— Task to complete —
Copy the data that follows exactly. Include no pictures.

— Data —
┌──
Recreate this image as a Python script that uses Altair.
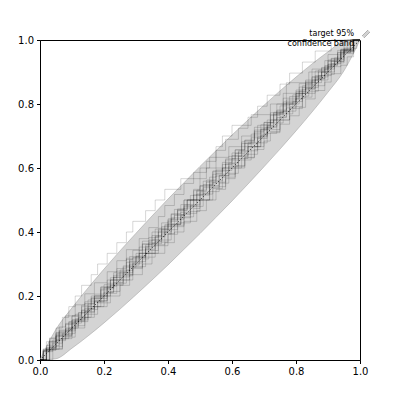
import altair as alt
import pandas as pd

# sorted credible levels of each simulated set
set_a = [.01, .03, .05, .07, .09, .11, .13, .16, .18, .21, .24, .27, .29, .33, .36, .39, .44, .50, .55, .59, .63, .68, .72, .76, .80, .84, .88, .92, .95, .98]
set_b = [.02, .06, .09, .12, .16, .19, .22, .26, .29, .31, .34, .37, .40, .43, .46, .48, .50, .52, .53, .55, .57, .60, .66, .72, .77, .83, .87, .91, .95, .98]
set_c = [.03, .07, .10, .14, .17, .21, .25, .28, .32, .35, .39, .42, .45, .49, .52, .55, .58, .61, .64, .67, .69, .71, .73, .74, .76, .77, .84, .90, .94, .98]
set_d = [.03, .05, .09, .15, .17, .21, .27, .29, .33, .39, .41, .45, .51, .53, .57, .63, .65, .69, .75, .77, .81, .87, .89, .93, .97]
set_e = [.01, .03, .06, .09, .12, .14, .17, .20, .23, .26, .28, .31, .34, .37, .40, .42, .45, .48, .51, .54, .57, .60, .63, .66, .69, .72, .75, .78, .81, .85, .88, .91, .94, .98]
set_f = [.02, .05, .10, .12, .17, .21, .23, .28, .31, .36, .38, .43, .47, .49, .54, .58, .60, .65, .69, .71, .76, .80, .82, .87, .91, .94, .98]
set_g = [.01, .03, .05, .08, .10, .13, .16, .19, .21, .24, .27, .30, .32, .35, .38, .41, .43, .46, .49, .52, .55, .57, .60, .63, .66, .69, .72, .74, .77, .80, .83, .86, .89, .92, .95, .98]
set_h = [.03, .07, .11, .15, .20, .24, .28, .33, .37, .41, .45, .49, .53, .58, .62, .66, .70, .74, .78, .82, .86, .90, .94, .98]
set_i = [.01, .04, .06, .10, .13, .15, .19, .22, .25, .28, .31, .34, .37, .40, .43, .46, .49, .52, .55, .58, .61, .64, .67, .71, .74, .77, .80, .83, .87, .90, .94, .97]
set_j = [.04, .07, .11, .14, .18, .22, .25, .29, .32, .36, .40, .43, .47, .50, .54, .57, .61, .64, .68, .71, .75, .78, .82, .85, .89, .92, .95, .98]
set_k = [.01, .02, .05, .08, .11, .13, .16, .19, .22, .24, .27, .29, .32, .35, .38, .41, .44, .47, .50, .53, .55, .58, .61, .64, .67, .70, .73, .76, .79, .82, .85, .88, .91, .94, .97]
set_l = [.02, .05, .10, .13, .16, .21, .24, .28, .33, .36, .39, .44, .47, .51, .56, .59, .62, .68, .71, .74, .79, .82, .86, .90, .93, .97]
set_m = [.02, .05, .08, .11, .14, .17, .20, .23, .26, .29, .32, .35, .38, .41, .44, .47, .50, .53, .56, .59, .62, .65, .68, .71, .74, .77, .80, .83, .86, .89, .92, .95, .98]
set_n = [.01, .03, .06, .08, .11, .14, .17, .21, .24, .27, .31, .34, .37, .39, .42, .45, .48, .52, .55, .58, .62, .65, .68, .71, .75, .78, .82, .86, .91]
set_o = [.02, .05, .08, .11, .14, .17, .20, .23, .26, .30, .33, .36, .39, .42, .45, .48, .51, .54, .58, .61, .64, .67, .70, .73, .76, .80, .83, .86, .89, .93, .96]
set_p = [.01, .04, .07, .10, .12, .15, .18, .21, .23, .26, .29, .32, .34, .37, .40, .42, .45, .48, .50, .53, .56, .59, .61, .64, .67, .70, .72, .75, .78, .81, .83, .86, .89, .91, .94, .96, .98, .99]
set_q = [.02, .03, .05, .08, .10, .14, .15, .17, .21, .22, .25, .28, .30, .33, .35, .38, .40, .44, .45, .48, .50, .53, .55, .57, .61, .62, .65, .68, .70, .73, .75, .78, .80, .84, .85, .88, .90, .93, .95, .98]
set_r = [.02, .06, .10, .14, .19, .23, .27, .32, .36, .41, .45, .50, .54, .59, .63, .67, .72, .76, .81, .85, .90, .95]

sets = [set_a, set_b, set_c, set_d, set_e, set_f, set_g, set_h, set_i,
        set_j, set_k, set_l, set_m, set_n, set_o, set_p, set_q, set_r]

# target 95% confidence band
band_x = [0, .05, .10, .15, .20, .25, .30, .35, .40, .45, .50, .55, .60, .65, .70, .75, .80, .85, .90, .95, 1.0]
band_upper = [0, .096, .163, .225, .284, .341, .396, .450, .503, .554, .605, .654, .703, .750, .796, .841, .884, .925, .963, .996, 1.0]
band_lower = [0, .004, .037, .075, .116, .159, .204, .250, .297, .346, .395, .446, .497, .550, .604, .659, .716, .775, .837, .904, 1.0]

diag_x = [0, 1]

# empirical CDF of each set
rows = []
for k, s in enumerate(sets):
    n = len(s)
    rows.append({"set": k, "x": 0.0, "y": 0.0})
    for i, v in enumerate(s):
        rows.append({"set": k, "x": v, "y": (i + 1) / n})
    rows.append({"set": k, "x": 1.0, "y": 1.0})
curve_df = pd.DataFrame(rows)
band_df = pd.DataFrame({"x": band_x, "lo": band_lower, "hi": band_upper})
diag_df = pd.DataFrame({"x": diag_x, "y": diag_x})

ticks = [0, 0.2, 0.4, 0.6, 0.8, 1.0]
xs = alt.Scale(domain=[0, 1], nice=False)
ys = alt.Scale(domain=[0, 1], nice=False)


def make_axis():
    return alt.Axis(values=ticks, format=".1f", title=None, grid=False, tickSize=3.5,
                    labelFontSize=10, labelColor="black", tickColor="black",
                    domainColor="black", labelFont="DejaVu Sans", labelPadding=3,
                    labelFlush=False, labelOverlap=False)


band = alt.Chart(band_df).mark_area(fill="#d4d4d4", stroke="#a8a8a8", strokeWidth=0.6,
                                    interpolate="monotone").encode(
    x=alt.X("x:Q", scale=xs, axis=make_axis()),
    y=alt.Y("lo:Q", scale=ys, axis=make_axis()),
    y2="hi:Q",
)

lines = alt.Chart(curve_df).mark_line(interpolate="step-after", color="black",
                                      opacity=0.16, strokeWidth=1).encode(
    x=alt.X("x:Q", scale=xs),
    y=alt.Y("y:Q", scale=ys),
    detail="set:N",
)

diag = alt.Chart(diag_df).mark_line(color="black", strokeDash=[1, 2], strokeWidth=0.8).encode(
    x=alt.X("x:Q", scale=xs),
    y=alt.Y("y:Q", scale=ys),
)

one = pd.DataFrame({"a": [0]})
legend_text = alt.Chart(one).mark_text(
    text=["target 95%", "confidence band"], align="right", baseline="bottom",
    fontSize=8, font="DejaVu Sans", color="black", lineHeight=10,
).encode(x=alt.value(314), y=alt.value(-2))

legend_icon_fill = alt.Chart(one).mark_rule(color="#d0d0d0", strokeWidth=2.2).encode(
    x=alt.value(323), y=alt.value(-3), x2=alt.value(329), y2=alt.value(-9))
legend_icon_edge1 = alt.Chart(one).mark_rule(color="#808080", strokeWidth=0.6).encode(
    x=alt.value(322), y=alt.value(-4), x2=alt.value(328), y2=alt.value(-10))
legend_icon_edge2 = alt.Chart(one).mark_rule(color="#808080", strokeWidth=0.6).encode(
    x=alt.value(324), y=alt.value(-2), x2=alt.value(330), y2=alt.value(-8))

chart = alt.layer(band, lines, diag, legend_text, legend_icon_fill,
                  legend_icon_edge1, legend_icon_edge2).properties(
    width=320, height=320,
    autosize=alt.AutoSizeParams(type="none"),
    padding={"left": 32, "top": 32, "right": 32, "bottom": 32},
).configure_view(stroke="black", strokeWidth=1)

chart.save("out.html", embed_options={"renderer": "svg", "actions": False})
└──
— Problem solution —
Recreate this image as a Python script that uses Altair.
import altair as alt
import pandas as pd

# sorted credible levels of each simulated set
set_a = [.01, .03, .05, .07, .09, .11, .13, .16, .18, .21, .24, .27, .29, .33, .36, .39, .44, .50, .55, .59, .63, .68, .72, .76, .80, .84, .88, .92, .95, .98]
set_b = [.02, .06, .09, .12, .16, .19, .22, .26, .29, .31, .34, .37, .40, .43, .46, .48, .50, .52, .53, .55, .57, .60, .66, .72, .77, .83, .87, .91, .95, .98]
set_c = [.03, .07, .10, .14, .17, .21, .25, .28, .32, .35, .39, .42, .45, .49, .52, .55, .58, .61, .64, .67, .69, .71, .73, .74, .76, .77, .84, .90, .94, .98]
set_d = [.03, .05, .09, .15, .17, .21, .27, .29, .33, .39, .41, .45, .51, .53, .57, .63, .65, .69, .75, .77, .81, .87, .89, .93, .97]
set_e = [.01, .03, .06, .09, .12, .14, .17, .20, .23, .26, .28, .31, .34, .37, .40, .42, .45, .48, .51, .54, .57, .60, .63, .66, .69, .72, .75, .78, .81, .85, .88, .91, .94, .98]
set_f = [.02, .05, .10, .12, .17, .21, .23, .28, .31, .36, .38, .43, .47, .49, .54, .58, .60, .65, .69, .71, .76, .80, .82, .87, .91, .94, .98]
set_g = [.01, .03, .05, .08, .10, .13, .16, .19, .21, .24, .27, .30, .32, .35, .38, .41, .43, .46, .49, .52, .55, .57, .60, .63, .66, .69, .72, .74, .77, .80, .83, .86, .89, .92, .95, .98]
set_h = [.03, .07, .11, .15, .20, .24, .28, .33, .37, .41, .45, .49, .53, .58, .62, .66, .70, .74, .78, .82, .86, .90, .94, .98]
set_i = [.01, .04, .06, .10, .13, .15, .19, .22, .25, .28, .31, .34, .37, .40, .43, .46, .49, .52, .55, .58, .61, .64, .67, .71, .74, .77, .80, .83, .87, .90, .94, .97]
set_j = [.04, .07, .11, .14, .18, .22, .25, .29, .32, .36, .40, .43, .47, .50, .54, .57, .61, .64, .68, .71, .75, .78, .82, .85, .89, .92, .95, .98]
set_k = [.01, .02, .05, .08, .11, .13, .16, .19, .22, .24, .27, .29, .32, .35, .38, .41, .44, .47, .50, .53, .55, .58, .61, .64, .67, .70, .73, .76, .79, .82, .85, .88, .91, .94, .97]
set_l = [.02, .05, .10, .13, .16, .21, .24, .28, .33, .36, .39, .44, .47, .51, .56, .59, .62, .68, .71, .74, .79, .82, .86, .90, .93, .97]
set_m = [.02, .05, .08, .11, .14, .17, .20, .23, .26, .29, .32, .35, .38, .41, .44, .47, .50, .53, .56, .59, .62, .65, .68, .71, .74, .77, .80, .83, .86, .89, .92, .95, .98]
set_n = [.01, .03, .06, .08, .11, .14, .17, .21, .24, .27, .31, .34, .37, .39, .42, .45, .48, .52, .55, .58, .62, .65, .68, .71, .75, .78, .82, .86, .91]
set_o = [.02, .05, .08, .11, .14, .17, .20, .23, .26, .30, .33, .36, .39, .42, .45, .48, .51, .54, .58, .61, .64, .67, .70, .73, .76, .80, .83, .86, .89, .93, .96]
set_p = [.01, .04, .07, .10, .12, .15, .18, .21, .23, .26, .29, .32, .34, .37, .40, .42, .45, .48, .50, .53, .56, .59, .61, .64, .67, .70, .72, .75, .78, .81, .83, .86, .89, .91, .94, .96, .98, .99]
set_q = [.02, .03, .05, .08, .10, .14, .15, .17, .21, .22, .25, .28, .30, .33, .35, .38, .40, .44, .45, .48, .50, .53, .55, .57, .61, .62, .65, .68, .70, .73, .75, .78, .80, .84, .85, .88, .90, .93, .95, .98]
set_r = [.02, .06, .10, .14, .19, .23, .27, .32, .36, .41, .45, .50, .54, .59, .63, .67, .72, .76, .81, .85, .90, .95]

sets = [set_a, set_b, set_c, set_d, set_e, set_f, set_g, set_h, set_i,
        set_j, set_k, set_l, set_m, set_n, set_o, set_p, set_q, set_r]

# target 95% confidence band
band_x = [0, .05, .10, .15, .20, .25, .30, .35, .40, .45, .50, .55, .60, .65, .70, .75, .80, .85, .90, .95, 1.0]
band_upper = [0, .096, .163, .225, .284, .341, .396, .450, .503, .554, .605, .654, .703, .750, .796, .841, .884, .925, .963, .996, 1.0]
band_lower = [0, .004, .037, .075, .116, .159, .204, .250, .297, .346, .395, .446, .497, .550, .604, .659, .716, .775, .837, .904, 1.0]

diag_x = [0, 1]

# empirical CDF of each set
rows = []
for k, s in enumerate(sets):
    n = len(s)
    rows.append({"set": k, "x": 0.0, "y": 0.0})
    for i, v in enumerate(s):
        rows.append({"set": k, "x": v, "y": (i + 1) / n})
    rows.append({"set": k, "x": 1.0, "y": 1.0})
curve_df = pd.DataFrame(rows)
band_df = pd.DataFrame({"x": band_x, "lo": band_lower, "hi": band_upper})
diag_df = pd.DataFrame({"x": diag_x, "y": diag_x})

ticks = [0, 0.2, 0.4, 0.6, 0.8, 1.0]
xs = alt.Scale(domain=[0, 1], nice=False)
ys = alt.Scale(domain=[0, 1], nice=False)


def make_axis():
    return alt.Axis(values=ticks, format=".1f", title=None, grid=False, tickSize=3.5,
                    labelFontSize=10, labelColor="black", tickColor="black",
                    domainColor="black", labelFont="DejaVu Sans", labelPadding=3,
                    labelFlush=False, labelOverlap=False)


band = alt.Chart(band_df).mark_area(fill="#d4d4d4", stroke="#a8a8a8", strokeWidth=0.6,
                                    interpolate="monotone").encode(
    x=alt.X("x:Q", scale=xs, axis=make_axis()),
    y=alt.Y("lo:Q", scale=ys, axis=make_axis()),
    y2="hi:Q",
)

lines = alt.Chart(curve_df).mark_line(interpolate="step-after", color="black",
                                      opacity=0.16, strokeWidth=1).encode(
    x=alt.X("x:Q", scale=xs),
    y=alt.Y("y:Q", scale=ys),
    detail="set:N",
)

diag = alt.Chart(diag_df).mark_line(color="black", strokeDash=[1, 2], strokeWidth=0.8).encode(
    x=alt.X("x:Q", scale=xs),
    y=alt.Y("y:Q", scale=ys),
)

one = pd.DataFrame({"a": [0]})
legend_text = alt.Chart(one).mark_text(
    text=["target 95%", "confidence band"], align="right", baseline="bottom",
    fontSize=8, font="DejaVu Sans", color="black", lineHeight=10,
).encode(x=alt.value(314), y=alt.value(-2))

legend_icon_fill = alt.Chart(one).mark_rule(color="#d0d0d0", strokeWidth=2.2).encode(
    x=alt.value(323), y=alt.value(-3), x2=alt.value(329), y2=alt.value(-9))
legend_icon_edge1 = alt.Chart(one).mark_rule(color="#808080", strokeWidth=0.6).encode(
    x=alt.value(322), y=alt.value(-4), x2=alt.value(328), y2=alt.value(-10))
legend_icon_edge2 = alt.Chart(one).mark_rule(color="#808080", strokeWidth=0.6).encode(
    x=alt.value(324), y=alt.value(-2), x2=alt.value(330), y2=alt.value(-8))

chart = alt.layer(band, lines, diag, legend_text, legend_icon_fill,
                  legend_icon_edge1, legend_icon_edge2).properties(
    width=320, height=320,
    autosize=alt.AutoSizeParams(type="none"),
    padding={"left": 32, "top": 32, "right": 32, "bottom": 32},
).configure_view(stroke="black", strokeWidth=1)

chart.save("out.html", embed_options={"renderer": "svg", "actions": False})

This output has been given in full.